In Luxembourg, most of these capabilities are developed and provided through the Luxembourg AI Factory in the context of AI developments. More broadly, Luxembourg National Data Service provides support for the data reuse across all of the dimensions described above.

Source: https://cnpd.public.lu/fr/actualites/national/2026/01/conference-dpd-2026.html

Lessons from the CNPD conference

LNDS also contributed to the CNPD conference, where the discussion shifted toward environmental sustainability and data use.

In the context of preserving a healthy planet, ongoing climate change and the needs for sustainable developments, be it in the mobility, energy, agriculture or any other domain impacting the environment, the demand for personal or commercially sensitive data is on the rise. Therefore, we need to improve our capabilities in how to use this sensitive data, in a controlled manner, efficiently and contained to the agreed purposes.

Today, in many situations, we seem to be stuck to the choice between all or nothing. Either, the requested data is easy to obtain, published as open data with a flexible license, no strings attached. Or, the requested data is inaccessible, hidden, difficult or impossible to obtain. We feel the need to provide more shades of grey in between: what are the aggregation, synthetisation or aggregation methods allowable, depending on context, on data scope and purpose.

– Bert Verdonck, CEO, LNDS

Whereas the public is concerned about their privacy and wants to stay in control, they are generally very supportive to their data to be used for the “right” and agreeable purpose, and at an appropriate aggregation level. In some areas, specific legislation is created to define an explicit legal basis for the purposes and the analyses at hand. Still, we feel this is an area where expertise, guidance and tooling needs to be further developed.

For example, to which level of detail can one share the pollution levels of a piece of land, to serve the general interest without damaging the interests of an individual land owner?

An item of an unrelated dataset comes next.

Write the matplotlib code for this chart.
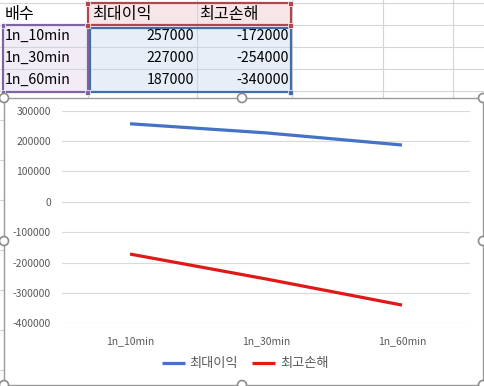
import matplotlib
matplotlib.use("Agg")
import matplotlib.pyplot as plt
from matplotlib.patches import Rectangle, Circle

plt.rcParams['font.family'] = ['Noto Sans CJK KR', 'DejaVu Sans']

# ---- data ----
header = ["배수", "최대이익", "최고손해"]
categories = ["1n_10min", "1n_30min", "1n_60min"]
max_profit = [257000, 227000, 187000]
max_loss = [-172000, -254000, -340000]
yticks = [300000, 200000, 100000, 0, -100000, -200000, -300000, -400000]

W, H = 485, 386
fig = plt.figure(figsize=(W / 100, H / 100), dpi=100)
fig.patch.set_facecolor("white")

# ---- spreadsheet background (pixel coordinates) ----
bg = fig.add_axes([0, 0, 1, 1])
bg.set_xlim(0, W)
bg.set_ylim(H, 0)
bg.axis("off")

grid_c = "#D4D4D4"
col_x = [88, 197, 292, 383, 453]
row_y = [3, 25, 47, 69, 91]
for x in col_x:
    bg.plot([x, x], [0, H], color=grid_c, lw=0.8, zorder=0)
for y in row_y:
    bg.plot([0, W], [y, y], color=grid_c, lw=0.8, zorder=0)
for y in [120, 160, 200, 250, 290, 330, 370]:
    bg.plot([0, W], [y, y], color=grid_c, lw=0.8, zorder=0)

# cell fills
bg.add_patch(Rectangle((88, 3), 203, 22, facecolor="#F7E6E8", edgecolor="none", zorder=1))
bg.add_patch(Rectangle((3, 25), 85, 67, facecolor="#F1ECF5", edgecolor="none", zorder=1))
bg.add_patch(Rectangle((90, 27), 201, 65, facecolor="#E7EEF8", edgecolor="none", zorder=1))
for y in [47, 69]:
    bg.plot([3, 291], [y, y], color="#D0D4DC", lw=0.8, zorder=1.5)
bg.plot([197, 197], [3, 92], color="#D0D4DC", lw=0.8, zorder=1.5)

# range selection borders
bg.add_patch(Rectangle((88, 3), 203, 22, facecolor="none", edgecolor="#B04650", lw=1.6, zorder=2))
bg.add_patch(Rectangle((3, 25), 85, 67, facecolor="none", edgecolor="#8064A2", lw=1.6, zorder=2))
bg.add_patch(Rectangle((90, 27.5), 201, 64.5, facecolor="none", edgecolor="#3F6EA8", lw=1.6, zorder=2))
for (x, y, c) in [(88, 3, "#B04650"), (291, 3, "#B04650"), (88, 25, "#B04650"), (291, 25, "#B04650"),
                  (3, 25, "#8064A2"), (88, 92, "#8064A2"), (3, 92, "#8064A2"), (291, 92, "#3F6EA8")]:
    bg.add_patch(Rectangle((x - 2.5, y - 2.5), 5, 5, facecolor=c, edgecolor="white", lw=0.5, zorder=3))

tfs = 10.2
hfs = 11.6
bg.text(5, 14, header[0], fontsize=hfs, va="center", ha="left", zorder=4)
bg.text(92, 14, header[1], fontsize=hfs, va="center", ha="left", zorder=4)
bg.text(199, 14, header[2], fontsize=hfs, va="center", ha="left", zorder=4)
for i, cat in enumerate(categories):
    yc = 36 + 22 * i
    bg.text(5, yc, cat, fontsize=tfs, va="center", ha="left", zorder=4)
    bg.text(194, yc, str(max_profit[i]), fontsize=tfs, va="center", ha="right", zorder=4)
    bg.text(289, yc, str(max_loss[i]), fontsize=tfs, va="center", ha="right", zorder=4)

# chart frame
bg.add_patch(Rectangle((4, 98), 479, 287, facecolor="white", edgecolor="#9A9A9A", lw=1.0, zorder=5))
for (x, y) in [(4, 98), (242, 98), (483, 98), (4, 241), (483, 241), (4, 385), (242, 385), (483, 385)]:
    bg.add_patch(Circle((x, y), 4.5, facecolor="white", edgecolor="#8C8C8C", lw=1.2, zorder=6))

# ---- chart ----
left, right = 62, 470
top, bottom = 110.7, 323.3
ax = fig.add_axes([left / W, 1 - bottom / H, (right - left) / W, (bottom - top) / H])
ax.set_zorder(10)
ax.patch.set_alpha(0)

x = range(len(categories))
ax.plot(x, max_profit, color="#4472C4", lw=2.3, solid_capstyle="butt", label=header[1])
ax.plot(x, max_loss, color="#E01818", lw=2.3, solid_capstyle="butt", label=header[2])

ax.set_xlim(-0.5, len(categories) - 0.5)
ax.set_ylim(min(yticks), max(yticks))
ax.set_yticks(yticks)
ax.set_yticklabels([str(v) for v in yticks])
ax.set_xticks(list(x))
ax.set_xticklabels(categories)
ax.grid(axis="y", color="#D9D9D9", lw=0.8)
ax.set_axisbelow(True)
for s in ax.spines.values():
    s.set_visible(False)
ax.tick_params(axis="both", length=0, labelsize=7.5, colors="#595959")
ax.tick_params(axis="y", pad=8)
ax.tick_params(axis="x", pad=9)

leg = ax.legend(loc="center", bbox_to_anchor=(245 / W, (H - 364) / H), bbox_transform=fig.transFigure,
                ncol=2, frameon=False, fontsize=9.5, handlelength=1.75, columnspacing=1.1,
                handletextpad=0.35)
for t in leg.get_texts():
    t.set_color("#595959")

fig.savefig("out.png", dpi=100)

To which level of detail can one analyse the travel patterns of Luxembourg residents in order to improve the efficiency of publicly funded transport offerings? Based on aerial heat sensor images of rooftops and video extracts from street maps, can one analyse isolation levels of houses to trend the progress on energy improvement measures? On the aggregate level of a street, a quarter, or a commune? And on the individual housing level?

Many opportunities exist to reduce the environmental footprint of our individual and economic activities. Much of this progress depends on the ability to use personal and sensitive data responsibly. While progress is visible in many areas, continued effort is needed to accelerate and to facilitate data access, in full respect of fundamental rights and compliance.

A shared takeaway

Across both events, one message resonated clearly: trustworthy AI thrives on the triangle of innovation, data governance and regulatory compliance. AI progress will not come from choosing between innovation or rights, openness or protection. It will come from structured approaches, clear governance, and the ability to operate confidently in those essential shades of grey.

Both the Data Privacy Day Luxembourg conference organised by Restena and DLH, and the CNPD conference «Vie privée et environnement – numérique durable – convergences et perspectives», highlighted the complexity of this task, but also showed that the tools, frameworks and expertise needed to address it are already taking shape, with LNDS contributing to building practical, trustworthy pathways for data reuse across domains and purposes.